The United Arab Emirates has created an extravagant oasis in the desert. It's a memorable place that embraces innovation, and prides itself on producing both the biggest and the best. In Dubai, the sky's the limit!
The UAE has built the world's tallest building, the world's first seven star hotel, the world's biggest mosque outside Saudi Arabia, the world's first indoor ski field, the world's longest zip line; and the now the world's first Louvre Museum outside of Paris.
I'm using Dubai as my travel 'hub' on this trip for many practical reasons. Dubai has one of the world's busiest international airports and is well connected to the Middle East and Africa. I can get a free visa on arrival. I can then use ATMs, exchange currencies, catch up on laundry, use reliable wifi, and charge meals and expenses to my credit card.
The most important consideration is financial. I'm travelling through countries where either there are no ATMs or local ATMs do not accept foreign cards or where businesses do not accept credit cards. In these countries 'cash is king'. So passing regularly through the UAE means that I don't have to carry quite so much money on me.
Dubai is a dynamic city, constantly re-inventing itself and evolving. There's always something interesting to see or do. It doesn't matter how many times you've been there before, it keeps drawing you back.
When I'm in Dubai I like to stay at the Rove Hotel chain. They've built a very successful hotel brand centred around the concept of a Hotel 'pit-stop' for modern adventure travellers 'roving without borders'. It's the UAE version of a comfortable 'backpackers' for the young at heart. Dubai itself is pitched as the ultimate adventure capital.
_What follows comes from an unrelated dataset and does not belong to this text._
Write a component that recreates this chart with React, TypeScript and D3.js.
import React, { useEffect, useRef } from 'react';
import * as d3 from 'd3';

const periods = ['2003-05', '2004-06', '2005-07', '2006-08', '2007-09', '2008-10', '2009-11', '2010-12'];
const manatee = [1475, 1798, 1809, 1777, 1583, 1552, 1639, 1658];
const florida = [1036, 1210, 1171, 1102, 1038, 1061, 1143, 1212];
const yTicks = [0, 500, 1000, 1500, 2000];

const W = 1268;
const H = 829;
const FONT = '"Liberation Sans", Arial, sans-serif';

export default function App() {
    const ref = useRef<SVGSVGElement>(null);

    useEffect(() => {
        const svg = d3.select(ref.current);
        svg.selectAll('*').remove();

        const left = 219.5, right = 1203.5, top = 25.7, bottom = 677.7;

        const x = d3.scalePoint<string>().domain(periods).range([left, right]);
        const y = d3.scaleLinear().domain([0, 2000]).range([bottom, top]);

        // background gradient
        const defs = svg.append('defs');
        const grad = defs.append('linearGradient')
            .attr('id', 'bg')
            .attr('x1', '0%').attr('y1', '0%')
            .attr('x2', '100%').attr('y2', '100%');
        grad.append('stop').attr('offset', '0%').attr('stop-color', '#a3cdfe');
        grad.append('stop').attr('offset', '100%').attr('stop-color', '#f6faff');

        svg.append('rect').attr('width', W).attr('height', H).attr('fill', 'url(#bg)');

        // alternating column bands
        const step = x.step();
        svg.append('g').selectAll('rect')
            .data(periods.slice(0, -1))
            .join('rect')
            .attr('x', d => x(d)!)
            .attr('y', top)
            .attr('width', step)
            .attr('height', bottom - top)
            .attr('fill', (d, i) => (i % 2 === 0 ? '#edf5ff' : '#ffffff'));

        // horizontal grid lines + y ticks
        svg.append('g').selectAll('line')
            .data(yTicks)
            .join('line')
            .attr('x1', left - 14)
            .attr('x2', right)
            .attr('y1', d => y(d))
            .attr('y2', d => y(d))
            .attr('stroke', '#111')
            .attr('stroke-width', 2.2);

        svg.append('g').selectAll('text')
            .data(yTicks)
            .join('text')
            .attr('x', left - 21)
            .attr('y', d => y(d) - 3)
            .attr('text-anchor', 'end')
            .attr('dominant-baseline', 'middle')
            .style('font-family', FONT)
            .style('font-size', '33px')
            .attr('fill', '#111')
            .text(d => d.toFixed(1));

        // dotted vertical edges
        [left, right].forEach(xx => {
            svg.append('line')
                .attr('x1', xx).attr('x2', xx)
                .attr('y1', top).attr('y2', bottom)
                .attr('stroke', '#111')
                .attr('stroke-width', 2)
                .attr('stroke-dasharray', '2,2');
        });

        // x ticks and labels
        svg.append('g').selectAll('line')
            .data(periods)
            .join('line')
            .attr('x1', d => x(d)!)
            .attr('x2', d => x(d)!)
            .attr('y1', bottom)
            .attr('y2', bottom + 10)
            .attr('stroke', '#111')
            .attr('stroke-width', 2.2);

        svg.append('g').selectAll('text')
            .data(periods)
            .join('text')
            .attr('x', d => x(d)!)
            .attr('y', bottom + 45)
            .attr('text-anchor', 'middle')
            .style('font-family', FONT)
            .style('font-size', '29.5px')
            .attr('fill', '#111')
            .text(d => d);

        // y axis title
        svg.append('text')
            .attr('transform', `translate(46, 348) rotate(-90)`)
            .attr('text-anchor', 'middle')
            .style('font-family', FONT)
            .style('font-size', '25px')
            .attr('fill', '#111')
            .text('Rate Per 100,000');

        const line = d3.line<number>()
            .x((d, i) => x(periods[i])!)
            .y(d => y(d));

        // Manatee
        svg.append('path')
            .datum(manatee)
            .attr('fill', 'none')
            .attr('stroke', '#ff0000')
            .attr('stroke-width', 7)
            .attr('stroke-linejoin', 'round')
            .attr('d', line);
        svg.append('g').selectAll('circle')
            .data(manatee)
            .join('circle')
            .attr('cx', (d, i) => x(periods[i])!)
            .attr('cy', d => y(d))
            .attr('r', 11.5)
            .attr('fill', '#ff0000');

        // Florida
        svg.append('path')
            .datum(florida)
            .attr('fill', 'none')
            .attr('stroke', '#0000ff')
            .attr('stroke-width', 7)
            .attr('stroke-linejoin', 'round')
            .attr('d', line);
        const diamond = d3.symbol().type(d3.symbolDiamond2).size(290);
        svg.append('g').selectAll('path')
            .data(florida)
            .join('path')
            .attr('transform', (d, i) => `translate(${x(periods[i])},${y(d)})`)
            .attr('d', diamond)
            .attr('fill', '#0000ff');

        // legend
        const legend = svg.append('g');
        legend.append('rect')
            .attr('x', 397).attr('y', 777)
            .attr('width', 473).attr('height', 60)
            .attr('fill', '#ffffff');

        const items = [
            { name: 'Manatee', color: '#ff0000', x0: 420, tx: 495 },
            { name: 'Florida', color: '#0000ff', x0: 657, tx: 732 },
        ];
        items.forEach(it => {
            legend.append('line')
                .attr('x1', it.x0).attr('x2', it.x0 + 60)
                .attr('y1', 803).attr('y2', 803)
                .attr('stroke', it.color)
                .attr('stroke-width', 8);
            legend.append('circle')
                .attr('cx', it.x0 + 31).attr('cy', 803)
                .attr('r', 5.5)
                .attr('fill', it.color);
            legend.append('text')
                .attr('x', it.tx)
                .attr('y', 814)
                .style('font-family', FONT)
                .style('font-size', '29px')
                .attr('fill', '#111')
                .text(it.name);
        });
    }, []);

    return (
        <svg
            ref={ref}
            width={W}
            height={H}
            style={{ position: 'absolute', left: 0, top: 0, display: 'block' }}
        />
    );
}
The decor is young and hip. Street art and funky decals decorate the walls. Huge art installations and travel bric-a-brac grace the large reception areas. It's the decor I'd choose for my home, just with more maps (I love maps)
The amenities are perfectly pitched: comfy rooms with TV, bar fridge and complimentary tea, coffee and water, a small supermarket, self-serve laundry, luggage lockers, Apple Mac computers, table tennis, pool, gym, The Daily Restaurant. The locations are central with good access to public transport: City Centre, Healthcare, Downtown, Trade Centre and Dubai Marina. And the price is reasonable, by Dubai standards.
There's plenty to do in Dubai, and I'd love to have just chilled at the Rove, dissecting the decor, but instead I decided to spend the day in the capital, Abu Dhabi. I can fit both the Grand Mosque and the Louvre Abu Dhabi into a day trip. There are a number of tour companies offering the same itinerary, but I booked through Viator, which I have used in the past.
The Sheikh Zayed Grand Mosque is one of the world's largest, able to accomodate over 40,000 Muslim worshippers.
The building features over 100,000 tons of marble. It's most striking architectural feature are the gold palm motifs incorporated into the archways that line the passageways between the main entry hall and the large prayer hall. Although the gold topping the columns are paint, in other parts of the Mosque no expense has been spared. The main prayer hall features a huge chandelier weighing nine tonnes and a 6,000m2 handmade wool carpet with Persian floral designs. Both are reputed to be the largest of their kind in the world.
The Grand Mosque is open every day, 9am-10pm Saturday to Thursday, 4:30pm-10pm on Fridays. Times vary during the Holy Month of Ramadan. Entry is free.
Tourists are welcome to visit but must observe a strict dress code. Women must wear a headscarf, long sleeves and ankle-length trousers or skirts. Hooded abayas can be borrowed for free. Men must wear long pants.
The Louvre Abu Dhabi is the result of a 30 year deal struck between the French Government and the City of Abu Dhabi. Under this agreement the French agreed to allow the use of the name 'Louvre' and to loan artworks from French collections.
It is not a carbon copy of the Louvre in Paris. That was never its intention. It is an original interpretation of 'a universal museum', bringing together different cultures to 'shine fresh light on the shared story of humanity'.
Just as interesting as the collection is the building, which was designed by French architect Jean Nouvel. It's most recognisable feature is a decorative metal dome covering two thirds of the Museum. The dome is not solid. It consists of eight overlapping layers, four external and four internal, of perforated geometric star shapes. During the day this elaborate metal 'shade cloth' throws a lovely, filtered light into the public walkways.
The Louvre Abu Dhabi is open 10am-8pm Saturday to Wednesday and 10am-10pm on Thursday and Fridays. The Museum is closed on Mondays. Regular admission is 60AED. It will host four temporary exhibitions a year.